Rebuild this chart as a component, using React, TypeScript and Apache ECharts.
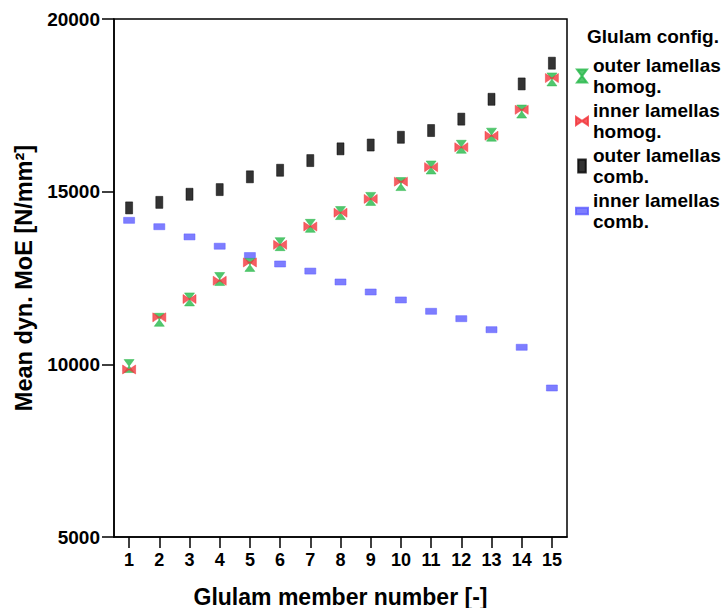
import React, { useEffect, useRef } from "react";
import * as echarts from "echarts";

const categories = ["1", "2", "3", "4", "5", "6", "7", "8", "9", "10", "11", "12", "13", "14", "15"];
const outerHomog = [9950, 11290, 11880, 12470, 12880, 13480, 14010, 14380, 14790, 15220, 15700, 16300, 16650, 17320, 18250];
const innerHomog = [9850, 11360, 11890, 12420, 12950, 13460, 13990, 14390, 14790, 15290, 15710, 16285, 16620, 17370, 18290];
const outerComb = [14530, 14690, 14925, 15060, 15430, 15620, 15900, 16240, 16350, 16575, 16770, 17100, 17675, 18120, 18720];
const innerComb = [14170, 13985, 13690, 13420, 13150, 12906, 12700, 12385, 12095, 11864, 11536, 11322, 11003, 10494, 9315];
const seriesNames = [
  "outer lamellas\nhomog.",
  "inner lamellas\nhomog.",
  "outer lamellas\ncomb.",
  "inner lamellas\ncomb.",
];

const FONT = "'Liberation Sans', Arial, sans-serif";
const GREEN = "#27b84a";
const RED = "#f2363c";
const BLUE = "#5c5cff";
const BLACK = "#000000";

const hourglass = "path://M0,0L10,0L5.6,6L5.6,7L10,13L0,13L4.4,7L4.4,6Z";
const bowtie = "path://M0,0L6,4L7,4L13,0L13,9L7,5L6,5L0,9Z";
const tallRect = "path://M0,0L7,0L7,12L0,12Z";
const wideRect = "path://M0,0L11,0L11,6L0,6Z";

export default function App() {
  const ref = useRef<HTMLDivElement>(null);
  useEffect(() => {
    if (!ref.current) return;
    const chart = echarts.init(ref.current, null, { renderer: "svg" });
    chart.setOption({
      animation: false,
      backgroundColor: "#ffffff",
      textStyle: { fontFamily: FONT },
      title: {
        text: "Glulam config.",
        left: 587,
        top: 27,
        padding: 0,
        textStyle: { fontFamily: FONT, fontWeight: "bold", fontSize: 19, color: "#000" },
      },
      legend: {
        orient: "vertical",
        left: 575,
        top: 55,
        padding: 0,
        itemWidth: 12,
        itemHeight: 13,
        itemGap: 3,
        symbolKeepAspect: true,
        textStyle: { fontFamily: FONT, fontWeight: "bold", fontSize: 19, lineHeight: 21, color: "#000" },
        data: [
          { name: seriesNames[0], icon: hourglass },
          { name: seriesNames[1], icon: bowtie },
          { name: seriesNames[2], icon: tallRect },
          { name: seriesNames[3], icon: wideRect },
        ],
      },
      grid: {
        left: 114,
        right: 157,
        top: 19,
        bottom: 71,
        show: true,
        borderColor: "#000",
        borderWidth: 1.5,
        containLabel: false,
        outerBoundsMode: "none",
      },
      xAxis: {
        type: "category",
        data: categories,
        boundaryGap: true,
        name: "Glulam member number [-]",
        nameLocation: "middle",
        nameGap: 48,
        nameTextStyle: { fontFamily: FONT, fontWeight: "bold", fontSize: 23, color: "#000" },
        axisLine: { show: true, lineStyle: { color: "#000", width: 1.5 } },
        axisTick: { show: true, alignWithLabel: true, length: 11, lineStyle: { color: "#000", width: 1.5 } },
        axisLabel: { margin: 14, fontFamily: FONT, fontWeight: "bold", fontSize: 18, color: "#000", interval: 0 },
        splitLine: { show: false },
      },
      yAxis: {
        type: "value",
        min: 5000,
        max: 20000,
        interval: 5000,
        name: "Mean dyn. MoE [N/mm²]",
        nameLocation: "middle",
        nameGap: 75,
        nameTextStyle: { fontFamily: FONT, fontWeight: "bold", fontSize: 23.5, color: "#000" },
        axisLine: { show: true, lineStyle: { color: "#000", width: 1.5 } },
        axisTick: { show: true, length: 12, lineStyle: { color: "#000", width: 1.5 } },
        axisLabel: {
          margin: 14,
          fontFamily: FONT,
          fontWeight: "bold",
          fontSize: 19,
          color: "#000",
          formatter: (v: number) => String(v),
        },
        splitLine: { show: false },
      },
      series: [
        {
          name: seriesNames[0],
          type: "scatter",
          data: outerHomog,
          symbol: hourglass,
          symbolSize: [10, 13],
          itemStyle: { color: GREEN, borderColor: GREEN, borderWidth: 0.6 },
          z: 3,
        },
        {
          name: seriesNames[1],
          type: "scatter",
          data: innerHomog,
          symbol: bowtie,
          symbolSize: [13, 9],
          itemStyle: { color: RED, borderColor: RED, borderWidth: 0.6 },
          z: 4,
        },
        {
          name: seriesNames[2],
          type: "scatter",
          data: outerComb,
          symbol: "rect",
          symbolSize: [7, 12],
          itemStyle: { color: BLACK, borderColor: BLACK, borderWidth: 0.6 },
          z: 2,
        },
        {
          name: seriesNames[3],
          type: "scatter",
          data: innerComb,
          symbol: "rect",
          symbolSize: [11, 6],
          itemStyle: { color: BLUE, borderColor: BLUE, borderWidth: 0.6 },
          z: 1,
        },
      ],
    });
    return () => chart.dispose();
  }, []);
  return <div ref={ref} style={{ width: 724, height: 608, position: "absolute", left: 0, top: 0 }} />;
}
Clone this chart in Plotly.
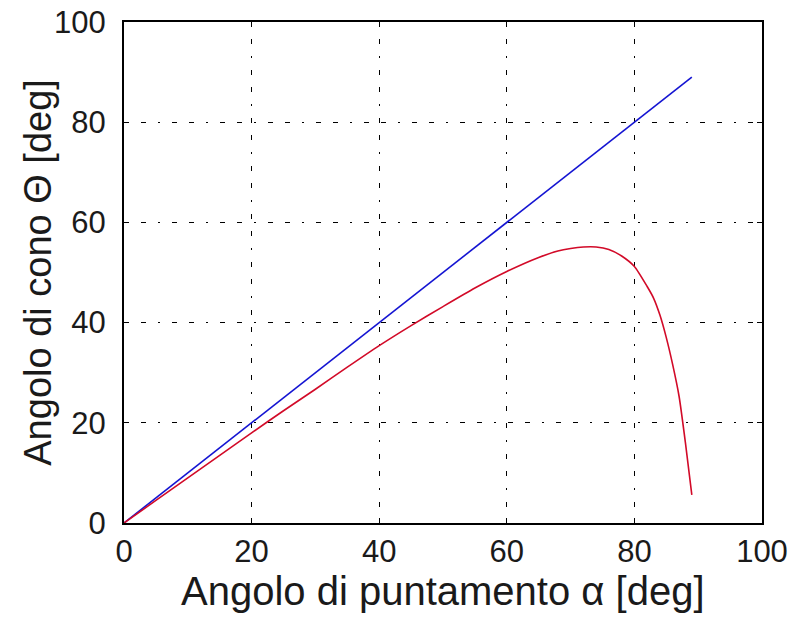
import plotly.graph_objects as go

# Data
alpha_blue = [0, 89]
theta_blue = [0, 89]

alpha_red = [0, 5, 10, 15, 20, 25, 30, 35, 40, 45, 50, 55, 60, 65, 68, 70, 72, 74, 76,
             78, 80, 82, 83, 84, 85, 86, 87, 88, 89]
theta_red = [0, 4.5, 9.0, 13.5, 18.0, 22.4, 26.7, 31.1, 35.4, 39.4, 43.2, 46.9, 50.2,
             53.0, 54.3, 54.8, 55.1, 55.1, 54.6, 53.3, 51.2, 47.2, 44.9, 41.5, 37.0,
             31.6, 25.3, 16.0, 5.6]

x_ticks = [0, 20, 40, 60, 80, 100]
y_ticks = [0, 20, 40, 60, 80, 100]

x_title = "Angolo di puntamento α [deg]"
y_title = "Angolo di cono Θ [deg]"

font_family = "Liberation Sans, Arial, sans-serif"
grid_dash = "5px,12px,5px,12px,2px,12px"
text_color = "#1a1a1a"

fig = go.Figure()
fig.add_trace(go.Scatter(x=alpha_blue, y=theta_blue, mode="lines",
                         line=dict(color="rgb(20,20,210)", width=1.6),
                         showlegend=False))
fig.add_trace(go.Scatter(x=alpha_red, y=theta_red, mode="lines",
                         line=dict(color="rgb(210,10,40)", width=1.6, shape="spline",
                                   smoothing=0.6),
                         showlegend=False))

axis_common = dict(
    showline=True, linecolor="black", linewidth=2, mirror="ticks",
    ticks="inside", ticklen=5, tickcolor="black", tickwidth=1,
    showgrid=True, gridcolor="black", gridwidth=1, griddash=grid_dash,
    zeroline=False, automargin=False, ticklabeloverflow="allow",
    tickfont=dict(family=font_family, size=31, color=text_color),
)

fig.update_xaxes(range=[0, 100], tickvals=x_ticks,
                 ticktext=[str(v) for v in x_ticks],
                 ticklabelstandoff=0,
                 **axis_common)
fig.update_yaxes(range=[0, 100], tickvals=y_ticks,
                 ticktext=[str(v) for v in y_ticks],
                 ticklabelstandoff=10,
                 **axis_common)

# trailing no-break space keeps the closing bracket clear of the text edge
fig.add_annotation(text=x_title + "\u00a0", xref="paper", yref="paper", x=0.509, y=-0.135,
                   xanchor="center", yanchor="middle", showarrow=False,
                   font=dict(family=font_family, size=40, color=text_color))
fig.add_annotation(text=y_title, xref="paper", yref="paper", x=-0.136, y=0.5,
                   xanchor="center", yanchor="middle", showarrow=False, textangle=-90,
                   font=dict(family=font_family, size=38, color=text_color))

# The page body has an 8px margin, so margins are offset to land the plot area
# at the reference position (x 124–762, y 22–523 in the screenshot).
fig.update_layout(
    width=803, height=624,
    margin=dict(l=116, r=49, t=14, b=109, autoexpand=False),
    paper_bgcolor="white", plot_bgcolor="white",
    font=dict(family=font_family),
)

fig.write_html("out.html")
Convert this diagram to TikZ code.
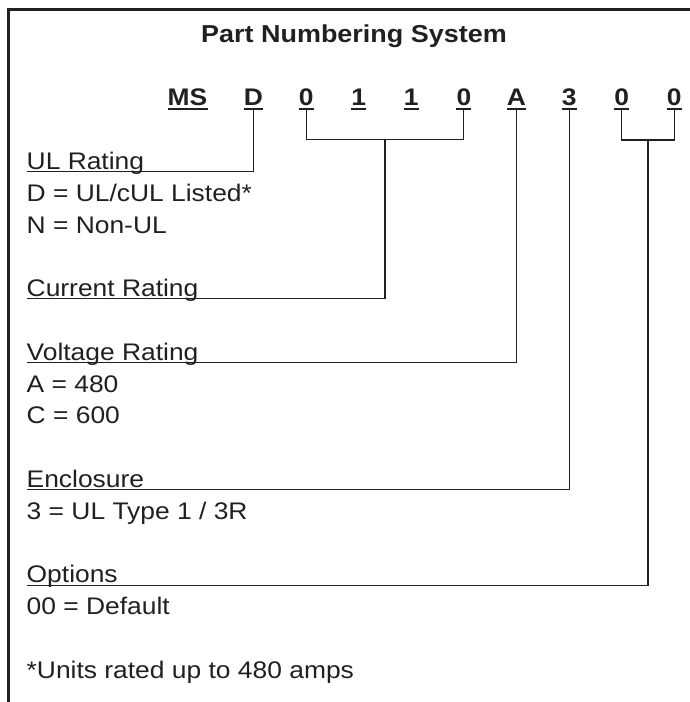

#### GOAL OF THE EXERCISE:
Everything from the first line of the entries through the line that contains "import * as" is to be reproduced exactly, except the pictures.

#### EXERCISE ANSWER:
Rebuild this chart as a component, using React, TypeScript and Apache ECharts.
import React, { useEffect, useRef } from "react";
import * as echarts from "echarts";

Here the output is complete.